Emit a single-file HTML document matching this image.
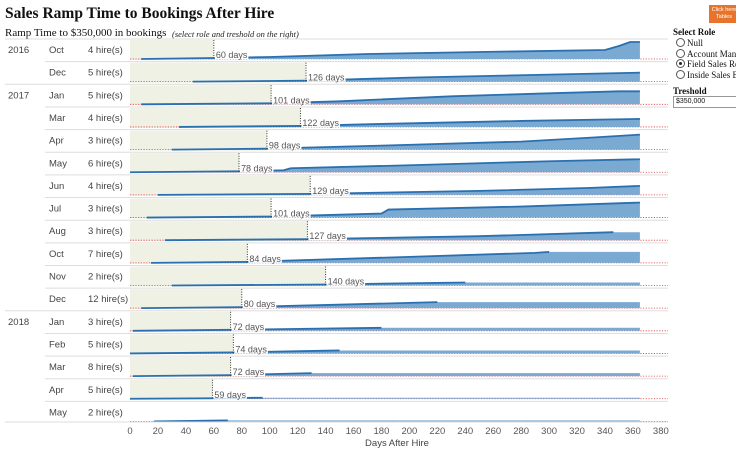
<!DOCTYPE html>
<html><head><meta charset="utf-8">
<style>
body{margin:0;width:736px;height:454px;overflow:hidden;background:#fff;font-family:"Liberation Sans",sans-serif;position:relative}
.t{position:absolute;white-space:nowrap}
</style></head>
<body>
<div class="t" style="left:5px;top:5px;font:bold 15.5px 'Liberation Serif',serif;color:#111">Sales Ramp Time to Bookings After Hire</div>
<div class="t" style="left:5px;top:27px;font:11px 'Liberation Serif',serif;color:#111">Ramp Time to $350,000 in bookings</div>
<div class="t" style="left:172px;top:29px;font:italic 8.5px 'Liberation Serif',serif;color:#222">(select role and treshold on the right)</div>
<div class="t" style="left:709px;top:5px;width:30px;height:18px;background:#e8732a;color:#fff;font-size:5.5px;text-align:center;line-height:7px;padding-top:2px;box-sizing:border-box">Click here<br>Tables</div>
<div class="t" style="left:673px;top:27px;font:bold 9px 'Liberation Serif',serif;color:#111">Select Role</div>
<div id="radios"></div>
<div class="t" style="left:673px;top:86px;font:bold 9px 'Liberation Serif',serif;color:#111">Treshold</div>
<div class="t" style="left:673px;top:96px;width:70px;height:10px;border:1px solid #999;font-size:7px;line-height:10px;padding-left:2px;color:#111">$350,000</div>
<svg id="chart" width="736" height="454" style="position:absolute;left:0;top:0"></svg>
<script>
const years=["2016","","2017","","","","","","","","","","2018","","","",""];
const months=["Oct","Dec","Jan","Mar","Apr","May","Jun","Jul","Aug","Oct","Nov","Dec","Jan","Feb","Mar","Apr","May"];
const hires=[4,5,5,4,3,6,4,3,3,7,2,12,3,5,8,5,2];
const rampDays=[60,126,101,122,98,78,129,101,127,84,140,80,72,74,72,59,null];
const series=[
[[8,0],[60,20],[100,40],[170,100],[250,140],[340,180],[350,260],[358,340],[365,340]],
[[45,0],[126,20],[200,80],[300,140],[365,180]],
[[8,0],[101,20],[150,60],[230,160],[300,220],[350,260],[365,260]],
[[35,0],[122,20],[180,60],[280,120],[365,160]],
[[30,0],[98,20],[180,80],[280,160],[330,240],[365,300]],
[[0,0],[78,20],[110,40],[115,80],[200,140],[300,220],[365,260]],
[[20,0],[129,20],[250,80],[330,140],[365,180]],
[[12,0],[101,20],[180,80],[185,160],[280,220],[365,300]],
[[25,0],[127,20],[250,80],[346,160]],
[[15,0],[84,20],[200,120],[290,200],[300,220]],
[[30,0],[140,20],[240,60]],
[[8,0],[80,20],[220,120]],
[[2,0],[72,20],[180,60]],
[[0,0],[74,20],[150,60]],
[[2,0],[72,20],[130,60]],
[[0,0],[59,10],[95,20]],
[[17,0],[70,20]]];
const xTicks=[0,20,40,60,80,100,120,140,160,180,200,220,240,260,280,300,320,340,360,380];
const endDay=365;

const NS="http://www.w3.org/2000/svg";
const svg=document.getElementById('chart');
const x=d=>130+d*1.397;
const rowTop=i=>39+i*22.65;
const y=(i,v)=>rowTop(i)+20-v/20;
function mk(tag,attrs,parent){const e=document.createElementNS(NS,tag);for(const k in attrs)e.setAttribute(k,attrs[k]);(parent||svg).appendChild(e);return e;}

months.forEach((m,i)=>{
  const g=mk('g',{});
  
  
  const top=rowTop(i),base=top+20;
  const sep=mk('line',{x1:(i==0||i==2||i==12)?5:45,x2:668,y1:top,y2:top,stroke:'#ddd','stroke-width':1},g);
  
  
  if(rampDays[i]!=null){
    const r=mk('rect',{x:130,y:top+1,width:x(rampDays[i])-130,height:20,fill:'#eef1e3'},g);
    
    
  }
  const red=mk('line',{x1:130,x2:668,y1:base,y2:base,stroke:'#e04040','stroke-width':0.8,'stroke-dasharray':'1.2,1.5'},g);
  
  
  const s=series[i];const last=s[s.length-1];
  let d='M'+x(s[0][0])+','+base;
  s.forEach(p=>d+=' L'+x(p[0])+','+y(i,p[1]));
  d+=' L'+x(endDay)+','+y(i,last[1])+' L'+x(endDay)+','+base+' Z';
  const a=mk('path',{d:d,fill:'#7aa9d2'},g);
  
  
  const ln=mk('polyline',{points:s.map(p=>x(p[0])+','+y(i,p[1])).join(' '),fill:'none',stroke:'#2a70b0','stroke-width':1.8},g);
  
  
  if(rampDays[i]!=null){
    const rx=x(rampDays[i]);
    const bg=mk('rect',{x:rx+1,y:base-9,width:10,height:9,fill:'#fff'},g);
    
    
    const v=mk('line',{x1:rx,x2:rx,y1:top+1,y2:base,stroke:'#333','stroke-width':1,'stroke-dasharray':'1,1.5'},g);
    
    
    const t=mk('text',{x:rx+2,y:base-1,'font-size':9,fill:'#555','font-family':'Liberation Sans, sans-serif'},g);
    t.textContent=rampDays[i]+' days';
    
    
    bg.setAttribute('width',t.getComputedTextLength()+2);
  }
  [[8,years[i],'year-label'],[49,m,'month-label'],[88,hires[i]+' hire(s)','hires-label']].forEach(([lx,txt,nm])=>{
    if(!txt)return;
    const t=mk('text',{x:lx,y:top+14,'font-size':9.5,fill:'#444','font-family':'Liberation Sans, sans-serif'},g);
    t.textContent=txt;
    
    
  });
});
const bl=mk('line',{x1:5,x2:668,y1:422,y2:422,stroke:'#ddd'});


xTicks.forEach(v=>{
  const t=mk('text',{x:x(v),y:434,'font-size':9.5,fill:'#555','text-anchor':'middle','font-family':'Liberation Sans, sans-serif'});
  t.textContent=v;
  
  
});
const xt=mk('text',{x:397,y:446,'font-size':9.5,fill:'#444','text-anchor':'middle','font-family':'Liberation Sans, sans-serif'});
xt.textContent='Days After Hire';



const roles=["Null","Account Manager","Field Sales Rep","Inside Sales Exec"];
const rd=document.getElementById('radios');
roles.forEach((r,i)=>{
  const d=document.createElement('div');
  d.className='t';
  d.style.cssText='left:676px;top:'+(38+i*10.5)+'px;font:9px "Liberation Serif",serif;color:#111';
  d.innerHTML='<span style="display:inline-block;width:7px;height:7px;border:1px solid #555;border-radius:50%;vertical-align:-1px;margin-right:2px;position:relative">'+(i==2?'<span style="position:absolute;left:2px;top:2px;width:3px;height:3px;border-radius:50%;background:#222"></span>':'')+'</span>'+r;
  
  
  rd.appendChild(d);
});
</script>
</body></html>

⁂

Exercise prompt :: From the listing above, pick out every line containing "document".

Task answer ::
Emit a single-file HTML document matching this image.
const svg=document.getElementById('chart');
function mk(tag,attrs,parent){const e=document.createElementNS(NS,tag);for(const k in attrs)e.setAttribute(k,attrs[k]);(parent||svg).appendChild(e);return e;}
const rd=document.getElementById('radios');
  const d=document.createElement('div');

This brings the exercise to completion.